Jesucristo nos lleva al misterio del amor divino, nos conduce a la fuente del amor, que es su Padre. Es su misión otorgada por su Padre. Conducirnos al amor infinito de Dios.
Pedro, Santiago y Juan lo han hecho muy bien. El Señor los ha tomado consigo y ellos se han dejado llevar, no han ofrecido resistencia a la iniciativa del Maestro. Eso es lo propio y lo santo. Dejarse conducir por los designios del Salvador.
Van a gozar tanto que Pedro pide que se queden siempre allí, en aquellas tiendas que imagina. Pedro esta dialogando en su interior con la Antigua Alianza y se está trayendo para acá, para el Nuevo testamento, a los personajes que encontró. “Si quieres haré para ti tres tiendas, una para ti, otra para Moisés y otra par Elías”. La iniciativa del Señor ha provocado la iniciativa petrina: “Haré…”
Enseguida una nube luminosa los envolvió. Ya a Pedro no se lo oye. Se oye la voz celeste con mensajes de enamoramiento y obediencia: “Este es mi Hijo amado, en quien me complazco, escuchadle”.
Nosotros alabamos a Dios con toda nuestra fuerza simplemente por esa verdad que él vive eternamente; el amor infinito al Hijo. Son misterios trinitarios insondables, que por mucho que se nos trate de explicar no alcanzamos su profundidad.
El Padre reconoce públicamente el amor que tiene a su Hijo. Es una pasaje de gran densidad y de perenne sorpresa. Ese amor eterno es el origen de nuestra creación. “Todo hay sido creado por él y par él” (Col 1,16).
Suelen decir los comentaristas que la transfiguración fue un gesto de misericordia de Dios con los discípulos. Se acercaban tiempo de turbulencia y Pasión. Era conveniente, oportuno, alentar a los discípulos para sobrellevar las pruebas que se avecinaban.

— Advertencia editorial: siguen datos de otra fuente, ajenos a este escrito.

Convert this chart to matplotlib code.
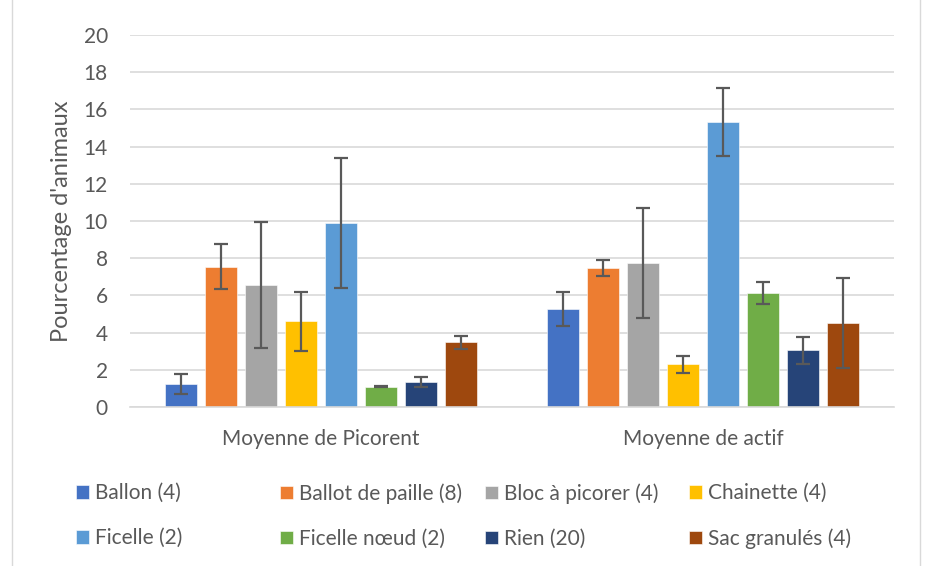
import numpy as np
from matplotlib import pyplot as plt
from matplotlib.patches import Rectangle

plt.rcParams['font.family'] = ['Lato', 'DejaVu Sans']

groups = ['Moyenne de Picorent', 'Moyenne de actif']
series = ['Ballon (4)', 'Ballot de paille (8)', 'Bloc à picorer (4)', 'Chainette (4)',
          'Ficelle (2)', 'Ficelle nœud (2)', 'Rien (20)', 'Sac granulés (4)']
colors = ['#4472c4', '#ed7d31', '#a5a5a5', '#ffc000',
          '#5b9bd5', '#70ad47', '#264478', '#9e480e']

picorent = [1.22, 7.55, 6.56, 4.6, 9.9, 1.09, 1.33, 3.47]
picorent_err = [0.53, 1.2, 3.4, 1.6, 3.5, 0.03, 0.27, 0.33]
actif = [5.27, 7.46, 7.75, 2.29, 15.32, 6.12, 3.04, 4.52]
actif_err = [0.89, 0.43, 2.94, 0.44, 1.85, 0.59, 0.73, 2.4]

yticks = [0, 2, 4, 6, 8, 10, 12, 14, 16, 18, 20]

fig = plt.figure(figsize=(9.28, 5.66), dpi=100)
ax = fig.add_axes([130 / 928, 1 - 407 / 566, 764 / 928, 372 / 566])

step = 0.1047
width = 0.084
x = np.arange(len(groups))
for i, name in enumerate(series):
    pos = x + (i - 3.5) * step
    ax.bar(pos, [picorent[i], actif[i]], width, color=colors[i], zorder=2,
           edgecolor='white', linewidth=0.4, label=name)
    ax.errorbar(pos, [picorent[i], actif[i]], yerr=[picorent_err[i], actif_err[i]],
                fmt='none', ecolor='#595959', elinewidth=1.6, capsize=5, capthick=1.6, zorder=3)

ax.set_xlim(-0.5, 1.5)
ax.set_ylim(0, 20)
ax.set_yticks(yticks)
ax.set_xticks(x)
ax.set_xticklabels(groups)
ax.yaxis.grid(True, color='#d9d9d9', linewidth=1.2, zorder=0)
ax.set_axisbelow(True)
for s in ['top', 'right', 'left']:
    ax.spines[s].set_visible(False)
ax.spines['bottom'].set_color('#d9d9d9')
ax.spines['bottom'].set_linewidth(1.2)
ax.tick_params(axis='both', length=0, labelsize=15, labelcolor='#595959')
ax.tick_params(axis='x', pad=16)
ax.tick_params(axis='y', pad=16)
ax.set_ylabel("Pourcentage d'animaux", fontsize=17, color='#595959', labelpad=8)

# legend: 4 columns of equal width, like Excel
handles, labels = ax.get_legend_handles_labels()
col_x = [68, 272, 477, 681]
for j in range(4):
    leg = fig.legend([handles[j], handles[j + 4]], [labels[j], labels[j + 4]],
                     loc='upper left', bbox_to_anchor=(col_x[j] / 928, 1 - 475 / 566),
                     frameon=False, fontsize=15, handlelength=0.6, handleheight=0.6,
                     handletextpad=0.3, labelspacing=1.2, borderaxespad=0)
    for t in leg.get_texts():
        t.set_color('#595959')

fig.patches.append(Rectangle((12 / 928, -0.01), 908 / 928, 1.02, transform=fig.transFigure,
                             fill=False, edgecolor='#d9d9d9', linewidth=1))

fig.savefig('out.png', dpi=100)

El ser humano necesita alientos para llegar bien hasta el final. El Maestro en la transfiguración se muestra un tanto extraño pero alentador. En la Pasión se mostrará también raro, es decir, débil, sufriente, derrotado… alentador también pero con la fuerza que opera la cruz para quien tiene fe en él.
Ambas cosas las combina Dios para la santificación de sus hijos. Las mieles de la consolación y las hieles del derramamiento de sangre. Combinación que todos necesitamos para madurar en la entrega al Señor.
Hoy toca asistir a la consolación de ver el rostro de Cristo lleno de luz y sus vestiduras llenas de luz y la nube posterior llena de luz. Juego de luces que dejan luz en el alma. El que sigue al Señor no camina en las tinieblas (Jn 8,12), todo lo contrario, se convierte en luz del mundo (Mt 5,14).